# 05 sentra Alignment issue



## djkid (Apr 2, 2008)

i have an 05 sentra. and i have gotten the alignment done about 3 - 4 times but the problem doesnt seem to get fixed. i have to hold the steering a lil to the right for it go straight other wise just run to the left side. i just got the control arm fixed as it had a clunking noise to it. but the steering issue was there before and after that. and if i hold it in a straight position it will just run to left but if i tilt it to right then it goes straight. im not sure what else to look for. one mechanic told me it could be a rack and pinion issue. but im not sure. got the tie rods check and they were fine and other mechanic said the rack and pinion was good too. just dont want to spend more money on alignment again. so if there is anything i can check. before i go to another shop let me know 

thanks again.


----------



## crashrecon (Nov 4, 2012)

*05 sentra alignment issue*

I just purchased a used 05 sentra with the exact same problem. I had the alignment looked at but not done since they said they would not be able to bring it within specks based on the measurements. the dealer had an adjustment bolt kit installed on the right strut which helped but did not totally remove the problem. My alignment shop stated the strut was probably needing replacement on the right side. My cross camber measured slightly high which causes a pull to the left.

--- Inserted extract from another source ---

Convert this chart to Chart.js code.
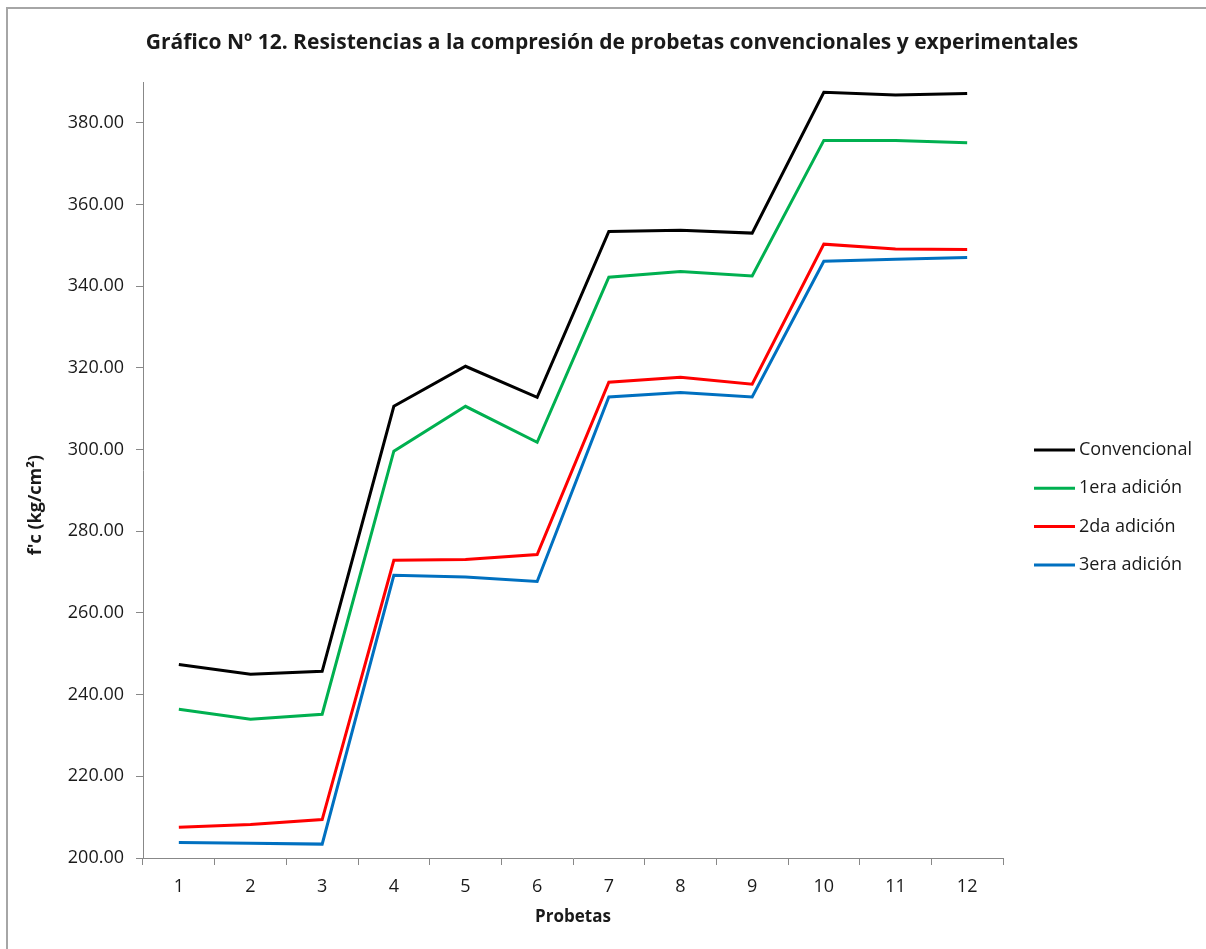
<!DOCTYPE html>
<html>
<head>
<meta charset="utf-8">
<title>Gráfico Nº 12</title>
<script src="https://cdn.jsdelivr.net/npm/chart.js@4.4.0/dist/chart.umd.min.js"></script>
<style>
  html, body { margin: 0; padding: 0; background: #fff; overflow: hidden; }
  #frame {
    position: absolute; left: 6px; top: 7px;
    border-left: 2px solid #a6a6a6; border-top: 2px solid #a6a6a6;
  }
  canvas { display: block; }
</style>
</head>
<body>
<div id="frame"><canvas id="chart" width="1208" height="940"></canvas></div>
<script>
// Data
const probetas = ['1', '2', '3', '4', '5', '6', '7', '8', '9', '10', '11', '12'];
const convencional = [247.4, 245.0, 245.7, 310.6, 320.4, 312.8, 353.4, 353.7, 353.0, 387.5, 386.8, 387.2];
const primeraAdicion = [236.4, 234.0, 235.2, 299.6, 310.6, 301.8, 342.2, 343.6, 342.5, 375.7, 375.7, 375.1];
const segundaAdicion = [207.5, 208.2, 209.4, 272.9, 273.1, 274.3, 316.5, 317.7, 316.0, 350.3, 349.1, 349.0];
const terceraAdicion = [203.8, 203.6, 203.4, 269.2, 268.8, 267.7, 312.9, 314.0, 312.9, 346.1, 346.6, 347.0];
const yTicks = { min: 200, max: 390, step: 20 };

const chartTitle = 'Gráfico Nº 12. Resistencias a la compresión de probetas convencionales y experimentales';
const FONT = "'Open Sans', 'DejaVu Sans', sans-serif";

// Title centred on the whole frame, legend on the right and the rotated y title
// (drawn by hand because Excel puts them where Chart.js won't)
const sidePlugin = {
    id: 'side',
    afterDraw(chart) {
        const ctx = chart.ctx;
        ctx.save();
        ctx.fillStyle = '#1a1a1a';
        // title
        ctx.font = 'bold 21px ' + FONT;
        ctx.textAlign = 'center';
        ctx.textBaseline = 'middle';
        ctx.fillText(chartTitle, 604, 34);
        // legend
        ctx.font = '18px ' + FONT;
        ctx.textAlign = 'left';
        chart.data.datasets.forEach((ds, i) => {
            const y = 441 + i * 38.3;
            ctx.strokeStyle = ds.borderColor;
            ctx.lineWidth = 3;
            ctx.beginPath();
            ctx.moveTo(1026, y);
            ctx.lineTo(1067, y);
            ctx.stroke();
            ctx.fillText(ds.label, 1071, y);
        });
        // y axis title
        ctx.translate(28, 496);
        ctx.rotate(-Math.PI / 2);
        ctx.font = 'bold 18px ' + FONT;
        ctx.textAlign = 'center';
        ctx.fillText("f'c (kg/cm²)", 0, 0);
        ctx.restore();
    }
};

const ctx = document.getElementById('chart').getContext('2d');
new Chart(ctx, {
    type: 'line',
    data: {
        labels: probetas,
        datasets: [
            { label: 'Convencional', data: convencional, borderColor: '#000000' },
            { label: '1era adición', data: primeraAdicion, borderColor: '#00b050' },
            { label: '2da adición', data: segundaAdicion, borderColor: '#ff0000' },
            { label: '3era adición', data: terceraAdicion, borderColor: '#0070c0' }
        ]
    },
    options: {
        responsive: false,
        animation: false,
        layout: { padding: { top: 73, right: 213 } },
        elements: {
            line: { borderWidth: 3, tension: 0, fill: false },
            point: { radius: 0 }
        },
        plugins: {
            legend: { display: false },
            tooltip: { enabled: false }
        },
        scales: {
            x: {
                offset: true,
                grid: { offset: true, drawOnChartArea: false, tickLength: 7, color: '#888' },
                border: { color: '#888', width: 1 },
                ticks: { color: '#1a1a1a', font: { family: FONT, size: 18 }, padding: 11, maxRotation: 0 },
                title: {
                    display: true, text: 'Probetas', color: '#1a1a1a',
                    font: { family: FONT, size: 17, weight: 'bold' },
                    padding: { top: 0, bottom: 22 }
                },
                afterFit(scale) { scale.height = 91; }
            },
            y: {
                min: yTicks.min,
                max: yTicks.max,
                grid: { drawOnChartArea: false, tickLength: 7, color: '#888' },
                border: { color: '#888', width: 1 },
                ticks: {
                    stepSize: yTicks.step,
                    includeBounds: false,
                    color: '#1a1a1a',
                    font: { family: FONT, size: 18 },
                    padding: 12,
                    callback: v => v.toFixed(2)
                },
                afterFit(scale) { scale.width = 135; }
            }
        }
    },
    plugins: [sidePlugin]
});
</script>
</body>
</html>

I suspect that should solve the problem when I replace it out.

crashrecon


----------



## rogoman (Dec 16, 2004)

Insure that the toe-in specs for both the front and rear wheels are correct. Insure that the caster/camber specs are correct for both the front and rear suspension. If the caster/camber is out of spec on one side of the car, the tendency will be for the car to pull to one side. However the caster/camber is not adjustable on the car; if it's out of spec, it could be due to a bent suspension component or frame.


----------



## crashrecon (Nov 4, 2012)

thanks rogoman, I do recall them saying the camber/caster were not adjustable which is why they suggested the strut replacement. Mine are out of adjustment on the right front only which is why I pull to the left. Did you get your numbers from the alignment place when they did the work?


----------



## crashrecon (Nov 4, 2012)

I never followed up to this post, but I figured I would now. I replaced the front passenger strut back in November and that fixed the problem!


----------